Siegfried Wolfgang Fehmer (10 January 1911 – 16 March 1948) was a German SS officer during World War II. He was stationed in Norway during the occupation by Nazi Germany, and by the end of the war he was heading the Oslo branch of the Gestapo from its headquarters in Victoria Terrasse, Oslo. Along with Josef Terboven, Fehmer was considered one of the most despised members of the German occupation forces in Norway.

== Early life ==
Fehmer was born in Munich, Germany, on 10 January 1911 to Latvian/German parents. His father had Russian citizenship and Fehmer spent the first part of his life in Ukraine and in Moscow, where he experienced the Russian Revolution as a young boy. His family moved to Berlin in 1918 and gained German citizenship. In January 1930, Fehmer joined the National Socialist German Workers Party at the age of 19. He studied law at Berlin University until 1933 and was described as sporty, intelligent, and knowledgeable, with an exceptionally good memory.

==Gestapo career==
Fehmer was employed by the Gestapo from 1934, holding various positions within the organization and gaining experience in counter-intelligence. On 29 April 1940, he was sent to Norway and tasked by Heinrich Fehlis with suppressing the Norwegian resistance. In January 1943, he was given the rank of SS-Hauptsturmführer and promoted to Kriminalrat, placing him in charge of all counter-espionage investigations across Norway. When the command-structure for the Sicherheitspolizei (SiPo) in Norway was altered in February 1945, Fehmer was made head of Division IV (the Gestapo) in the new Oslo branch. He held this position until the end of the war.

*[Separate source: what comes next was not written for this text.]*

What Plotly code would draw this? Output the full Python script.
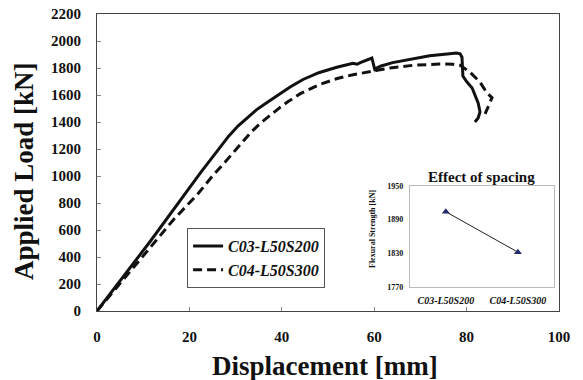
import plotly.graph_objects as go

# Main curves: Displacement [mm] vs Applied Load [kN]
c03_disp = [0, 11.5, 22.3, 24.5, 26.6, 28.5, 30.5, 32.4, 34.5, 36.8, 39.0, 41.8, 44.6, 48.0,
            51.9, 55.4, 56.3, 57.0, 59.5, 60.2, 60.6, 61.5, 64.0, 68.4, 72.0, 75.8, 77.8,
            78.6, 79.0, 79.2, 80.0, 81.2, 82.5, 82.9, 82.5, 81.8]
c03_load = [0, 515, 1020, 1120, 1215, 1295, 1370, 1430, 1490, 1545, 1598, 1660, 1715, 1765,
            1805, 1835, 1828, 1840, 1874, 1778, 1800, 1815, 1840, 1870, 1890, 1904, 1911,
            1905, 1880, 1740, 1700, 1652, 1541, 1474, 1430, 1400]

c04_disp = [0, 11.5, 16.5, 21.9, 25.0, 27.5, 29.5, 31.5, 33.5, 35.5, 37.4, 39.5, 41.3, 44.0,
            48.3, 52.0, 55.4, 60.6, 63.4, 68.4, 74.2, 77.0, 78.6, 80.7, 82.9, 84.4, 85.5, 84.0]
c04_load = [0, 467, 674, 870, 1000, 1095, 1175, 1255, 1330, 1395, 1450, 1505, 1550, 1610,
            1680, 1722, 1750, 1785, 1800, 1820, 1830, 1828, 1820, 1770, 1696, 1615, 1580, 1460]

series_names = ["C03-L50S200", "C04-L50S300"]

# Inset: flexural strength by specimen
inset_labels = ["C03-L50S200", "C04-L50S300"]
inset_values = [1904, 1832]

x_ticks = [0, 20, 40, 60, 80, 100]
y_ticks = [0, 200, 400, 600, 800, 1000, 1200, 1400, 1600, 1800, 2000, 2200]
inset_y_ticks = [1770, 1830, 1890, 1950]

FONT = "Liberation Serif"
INK = "#111111"

def bold(v):
    return "<b>%s</b>" % v

fig = go.Figure()
fig.add_trace(go.Scatter(x=c03_disp, y=c03_load, mode="lines", name=series_names[0],
                         line=dict(color=INK, width=3)))
fig.add_trace(go.Scatter(x=c04_disp, y=c04_load, mode="lines", name=series_names[1],
                         line=dict(color=INK, width=3, dash="9px,5px")))
fig.add_trace(go.Scatter(x=[0, 1], y=inset_values, mode="lines+markers", showlegend=False,
                         xaxis="x2", yaxis="y2",
                         line=dict(color="#222222", width=1),
                         marker=dict(symbol="triangle-up", size=7, color="#1f2a6b")))

fig.update_layout(
    width=583, height=380,
    margin=dict(l=97, r=24, t=14, b=69),
    paper_bgcolor="white", plot_bgcolor="white",
    font=dict(family=FONT, color=INK),
    xaxis=dict(range=[0, 100], tickvals=x_ticks, ticktext=[bold(v) for v in x_ticks],
               showgrid=False, zeroline=False, automargin=False,
               showline=True, linecolor="#444", linewidth=1, mirror=True,
               ticks="inside", ticklen=4, tickcolor="#888",
               tickfont=dict(size=15, family=FONT, color=INK),
               ticklabelstandoff=12, ticklabeloverflow="allow"),
    yaxis=dict(range=[0, 2200], tickvals=y_ticks, ticktext=[bold(v) for v in y_ticks],
               showgrid=False, zeroline=False, automargin=False,
               showline=True, linecolor="#444", linewidth=1, mirror=True,
               ticks="inside", ticklen=4, tickcolor="#888",
               tickfont=dict(size=15, family=FONT, color=INK),
               ticklabelstandoff=12, ticklabeloverflow="allow"),
    xaxis2=dict(domain=[0.677, 0.989], anchor="y2", range=[-0.5, 1.5],
                tickvals=[0, 1], ticktext=["<b><i>%s</i></b>" % t for t in inset_labels],
                showgrid=False, zeroline=False, showline=True, mirror=True, automargin=False,
                linecolor="#bbbbbb", linewidth=1, ticks="",
                tickfont=dict(size=10, family=FONT, color=INK), ticklabelstandoff=4),
    yaxis2=dict(domain=[0.081, 0.421], anchor="x2", range=[1770, 1950],
                tickvals=inset_y_ticks, ticktext=[bold(v) for v in inset_y_ticks],
                showgrid=False, zeroline=False, automargin=False,
                showline=True, mirror=True, linecolor="#bbbbbb", linewidth=1, ticks="",
                tickfont=dict(size=8, family=FONT, color=INK),
                ticklabelstandoff=4),
    legend=dict(x=0.195, y=0.279, xanchor="left", yanchor="top",
                bgcolor="white", bordercolor="#555", borderwidth=1,
                font=dict(size=16, family=FONT, color=INK, style="italic", weight="bold"),
                tracegroupgap=0, itemwidth=30),
    showlegend=True,
)

# axis titles
fig.add_annotation(text="<b>Displacement [mm]</b>", xref="paper", yref="paper",
                   x=0.494, y=-0.185, xanchor="center", yanchor="middle", showarrow=False,
                   font=dict(size=27, family=FONT, color=INK))
fig.add_annotation(text="<b>Applied Load [kN]</b>", xref="paper", yref="paper",
                   x=-0.158, y=0.471, textangle=-90, xanchor="center", yanchor="middle",
                   showarrow=False, font=dict(size=27, family=FONT, color=INK))
# inset titles
fig.add_annotation(text="<b>Effect of spacing</b>", xref="paper", yref="paper",
                   x=0.833, y=0.451, xanchor="center", yanchor="middle", showarrow=False,
                   font=dict(size=15, family=FONT, color=INK))
fig.add_annotation(text="<b>Flexural Strength [kN]</b>", xref="paper", yref="paper",
                   x=(373 - 97) / 462, y=(311 - 229) / 297, textangle=-90,
                   xanchor="center", yanchor="middle", showarrow=False,
                   font=dict(size=8, family=FONT, color=INK))

# remove the default page margin so the 583x380 figure fills the window exactly
fig.write_html("out.html", config={"displayModeBar": False},
               post_script="document.body.style.margin='0';document.body.style.overflow='hidden';")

Fehmer was considered a key opponent by Milorg (the military branch of the Norwegian resistance) even before he was promoted to a senior position. He was a skilled forensic scientist and a daring leader in the field; on 4 July 1944, he was seriously injured during an operation against a Milorg radio transmitter. He also became notorious for his capture of well-known resistance members and for personally taking part in their torture.

== Post-war capture and execution ==
Following the end of the war in Europe on 8 May 1945, Fehmer disguised himself as a Wehrmacht soldier and mixed in with other German POWs at Haslemoen Camp in Våler. He was subsequently betrayed and arrested after making a telephone call to a female friend to inquire how his pet German Shepherd was doing.

During his trial for war crimes, Fehmer attempted to avoid execution by proving that he had managed to help a handful of prisoners and by presenting himself as a valuable source of information. This included authoring a lengthy report on his activities in Norway, which is now considered one of the best sources on German police activities during the occupation. Following the war, a nurse who attended him in prison later said that Fehmer believed he would be extradited to the Americans who were interested in his knowledge of communists.

Fehmer's record of torture overshadowed his attempts to redeem himself and he was sentenced to death by the Supreme Court of Norway on 27 June 1947. The verdict was upheld on 24 February 1948 and the sentence was carried out by firing squad at Akershus Fortress on 16 March.

==In pop culture==
Fehmer was the main antagonist in the 2008 Norwegian war film Max Manus, where he was portrayed by German actor Ken Duken.